TO DO
Leaving out every picture, retype the lines below from the top through the one that contains "45, 50, 55];".

DATA PROVIDED
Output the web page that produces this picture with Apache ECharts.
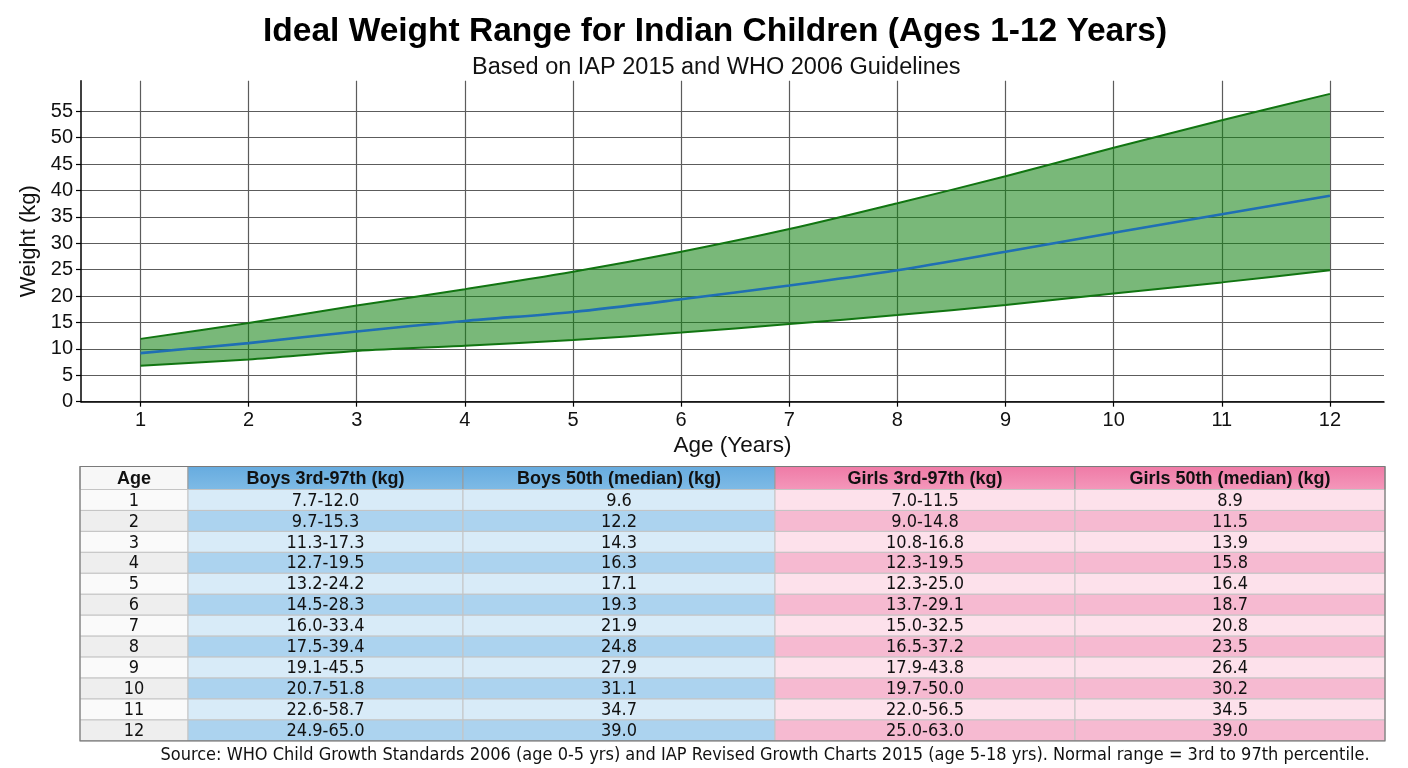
<!DOCTYPE html>
<html>
<head>
<meta charset="utf-8">
<title>Ideal Weight Range for Indian Children</title>
<script src="https://cdn.jsdelivr.net/npm/echarts@6/dist/echarts.min.js"></script>
<style>
  html, body { margin: 0; padding: 0; background: #fff; }
  #main { width: 1408px; height: 768px; }
</style>
</head>
<body>
<div id="main"></div>
<script>
// chart values
var ages = [1, 2, 3, 4, 5, 6, 7, 8, 9, 10, 11, 12];
var lower = [6.8, 8.0, 9.6, 10.6, 11.7, 13.1, 14.7, 16.4, 18.3, 20.5, 22.6, 24.9];
var upper = [11.9, 14.9, 18.2, 21.3, 24.6, 28.4, 32.7, 37.6, 42.7, 48.1, 53.3, 58.3];
var median = [9.2, 11.1, 13.3, 15.3, 17.0, 19.4, 22.0, 24.9, 28.4, 32.0, 35.5, 39.0];
var yTicks = [0, 5, 10, 15, 20, 25, 30, 35, 40, 45, 50, 55];

// table below the chart
var tableHeader = ['Age', 'Boys 3rd-97th (kg)', 'Boys 50th (median) (kg)', 'Girls 3rd-97th (kg)', 'Girls 50th (median) (kg)'];
var boysRange = ['7.7-12.0', '9.7-15.3', '11.3-17.3', '12.7-19.5', '13.2-24.2', '14.5-28.3', '16.0-33.4', '17.5-39.4', '19.1-45.5', '20.7-51.8', '22.6-58.7', '24.9-65.0'];
var boysMedian = ['9.6', '12.2', '14.3', '16.3', '17.1', '19.3', '21.9', '24.8', '27.9', '31.1', '34.7', '39.0'];
var girlsRange = ['7.0-11.5', '9.0-14.8', '10.8-16.8', '12.3-19.5', '12.3-25.0', '13.7-29.1', '15.0-32.5', '16.5-37.2', '17.9-43.8', '19.7-50.0', '22.0-56.5', '25.0-63.0'];
var girlsMedian = ['8.9', '11.5', '13.9', '15.8', '16.4', '18.7', '20.8', '23.5', '26.4', '30.2', '34.5', '39.0'];
var footnote = 'Source: WHO Child Growth Standards 2006 (age 0-5 yrs) and IAP Revised Growth Charts 2015 (age 5-18 yrs). Normal range = 3rd to 97th percentile.';

var bandWidth = ages.map(function (a, i) { return +(upper[i] - lower[i]).toFixed(2); });

// plot area: the visible axes live on grid 0 (x from 0.45 to 12.5),
// the curves on grid 1 whose edges sit exactly on age 1 and age 12
var plotLeft = 81, plotRight = 1384, plotTop = 80.7, plotBottom = 401.7;
var xMin = 0.45, xMax = 12.5, yMax = 60.8;
var pxPerYear = (plotRight - plotLeft) / (xMax - xMin);
var innerLeft = plotLeft + (ages[0] - xMin) * pxPerYear;
var innerRight = plotLeft + (ages[ages.length - 1] - xMin) * pxPerYear;

// table layout
var colX = [80, 188, 463, 775, 1075, 1385];
var tableTop = 466.5, headH = 23, rowH = 20.95;
var cellFont = '18px "DejaVu Sans Condensed", "Liberation Sans Narrow", sans-serif';
var headFont = 'bold 18px "Liberation Sans", Arial, sans-serif';

function grad(c1, c2) {
    return new echarts.graphic.LinearGradient(0, 0, 0, 1, [{offset: 0, color: c1}, {offset: 1, color: c2}]);
}

var table = [];
var headFills = ['#f7f7f7', grad('#66abdf', '#7fbbe6'), grad('#66abdf', '#7fbbe6'), grad('#ef7aa6', '#f498bb'), grad('#ef7aa6', '#f498bb')];
for (var c = 0; c < 5; c++) {
    table.push({
        type: 'rect',
        shape: {x: colX[c], y: tableTop, width: colX[c + 1] - colX[c], height: headH},
        style: {fill: headFills[c], stroke: '#9a9a9a', lineWidth: 1}
    });
    table.push({
        type: 'text',
        x: (colX[c] + colX[c + 1]) / 2, y: tableTop + headH / 2 + 1,
        style: {text: tableHeader[c], font: headFont, fill: '#111', align: 'center', verticalAlign: 'middle'}
    });
}
var cols = [ages.map(String), boysRange, boysMedian, girlsRange, girlsMedian];
var oddFills = ['#fafafa', '#d8ebf8', '#d8ebf8', '#fde1eb', '#fde1eb'];
var evenFills = ['#eeeeee', '#acd3ef', '#acd3ef', '#f6bad1', '#f6bad1'];
for (var r = 0; r < ages.length; r++) {
    var y = tableTop + headH + r * rowH;
    for (var c = 0; c < 5; c++) {
        table.push({
            type: 'rect',
            shape: {x: colX[c], y: y, width: colX[c + 1] - colX[c], height: rowH},
            style: {fill: r % 2 === 0 ? oddFills[c] : evenFills[c], stroke: '#c4c4c4', lineWidth: 1}
        });
        table.push({
            type: 'text',
            x: (colX[c] + colX[c + 1]) / 2, y: y + rowH / 2 + 1,
            style: {text: cols[c][r], font: cellFont, fill: '#111', align: 'center', verticalAlign: 'middle'}
        });
    }
}
// outer border
table.push({
    type: 'rect',
    shape: {x: colX[0], y: tableTop, width: colX[5] - colX[0], height: headH + rowH * ages.length},
    style: {fill: 'none', stroke: '#7a7a7a', lineWidth: 1.2}
});
table.push({
    type: 'text',
    x: 765, y: 755,
    style: {text: footnote, font: '18px "DejaVu Sans Condensed", "DejaVu Sans", sans-serif', fill: '#111', align: 'center', verticalAlign: 'middle'}
});

var myChart = echarts.init(document.getElementById('main'));
var hidden = {show: false};
var option = {
    animation: false,
    title: [
        {
            text: 'Ideal Weight Range for Indian Children (Ages 1-12 Years)',
            left: 258, top: 10,
            textStyle: {fontFamily: 'Liberation Sans', fontWeight: 'bold', fontSize: 33.5, color: '#000'}
        },
        {
            text: 'Based on IAP 2015 and WHO 2006 Guidelines',
            left: 467, top: 51,
            textStyle: {fontFamily: 'Liberation Sans', fontWeight: 'normal', fontSize: 23.5, color: '#111'}
        }
    ],
    grid: [
        {left: plotLeft, right: 1408 - plotRight, top: plotTop, bottom: 768 - plotBottom},
        {left: innerLeft, right: 1408 - innerRight, top: plotTop, bottom: 768 - plotBottom}
    ],
    xAxis: [
        {
            type: 'value', gridIndex: 0,
            min: xMin, max: xMax,
            name: 'Age (Years)', nameLocation: 'middle', nameGap: 33,
            nameTextStyle: {fontFamily: 'Liberation Sans', fontSize: 22.5, color: '#111'},
            axisLine: {lineStyle: {color: '#000', width: 1.5}},
            axisTick: {customValues: ages, length: 5, lineStyle: {color: '#000', width: 1.2}},
            axisLabel: {customValues: ages, margin: 9, fontFamily: 'Liberation Sans', fontSize: 20, color: '#111'},
            splitLine: {show: true, showMinLine: true, showMaxLine: true, lineStyle: {color: '#5c5c5c', width: 1.2}}
        },
        {
            type: 'category', gridIndex: 1, data: ages, boundaryGap: false,
            axisLine: hidden, axisTick: hidden, axisLabel: hidden, splitLine: hidden
        }
    ],
    yAxis: [
        {
            type: 'value', gridIndex: 0,
            min: 0, max: yMax,
            name: 'Weight (kg)', nameLocation: 'middle', nameGap: 40,
            nameTextStyle: {fontFamily: 'Liberation Sans', fontSize: 22, color: '#111'},
            axisLine: {show: true, lineStyle: {color: '#000', width: 1.5}},
            axisTick: {show: true, customValues: yTicks, length: 5, lineStyle: {color: '#000', width: 1.2}},
            axisLabel: {customValues: yTicks, margin: 8, fontFamily: 'Liberation Sans', fontSize: 20, color: '#111'},
            splitLine: {show: true, showMinLine: true, showMaxLine: true, lineStyle: {color: '#5c5c5c', width: 1.2}}
        },
        {
            type: 'value', gridIndex: 1, min: 0, max: yMax,
            axisLine: hidden, axisTick: hidden, axisLabel: hidden, splitLine: hidden
        }
    ],
    series: [
        {
            name: 'base', type: 'line', xAxisIndex: 1, yAxisIndex: 1, stack: 'band', smooth: 0.3,
            data: lower, symbol: 'none', lineStyle: {opacity: 0}, silent: true
        },
        {
            name: 'Normal range', type: 'line', xAxisIndex: 1, yAxisIndex: 1, stack: 'band', smooth: 0.3,
            data: bandWidth, symbol: 'none', lineStyle: {opacity: 0},
            areaStyle: {color: 'rgba(20,130,20,0.57)', opacity: 1}
        },
        {
            name: '97th', type: 'line', xAxisIndex: 1, yAxisIndex: 1, smooth: 0.3, data: upper, symbol: 'none',
            lineStyle: {color: '#117511', width: 2}
        },
        {
            name: '3rd', type: 'line', xAxisIndex: 1, yAxisIndex: 1, smooth: 0.3, data: lower, symbol: 'none',
            lineStyle: {color: '#117511', width: 2}
        },
        {
            name: 'Median', type: 'line', xAxisIndex: 1, yAxisIndex: 1, smooth: 0.3, data: median, symbol: 'none',
            lineStyle: {color: '#1f6fb4', width: 2.6}
        }
    ],
    graphic: table
};
myChart.setOption(option);
</script>
</body>
</html>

EXERCISE OUTPUT
Output the web page that produces this picture with Apache ECharts.
<!DOCTYPE html>
<html>
<head>
<meta charset="utf-8">
<title>Ideal Weight Range for Indian Children</title>
<script src="https://cdn.jsdelivr.net/npm/echarts@6/dist/echarts.min.js"></script>
<style>
  html, body { margin: 0; padding: 0; background: #fff; }
  #main { width: 1408px; height: 768px; }
</style>
</head>
<body>
<div id="main"></div>
<script>
// chart values
var ages = [1, 2, 3, 4, 5, 6, 7, 8, 9, 10, 11, 12];
var lower = [6.8, 8.0, 9.6, 10.6, 11.7, 13.1, 14.7, 16.4, 18.3, 20.5, 22.6, 24.9];
var upper = [11.9, 14.9, 18.2, 21.3, 24.6, 28.4, 32.7, 37.6, 42.7, 48.1, 53.3, 58.3];
var median = [9.2, 11.1, 13.3, 15.3, 17.0, 19.4, 22.0, 24.9, 28.4, 32.0, 35.5, 39.0];
var yTicks = [0, 5, 10, 15, 20, 25, 30, 35, 40, 45, 50, 55];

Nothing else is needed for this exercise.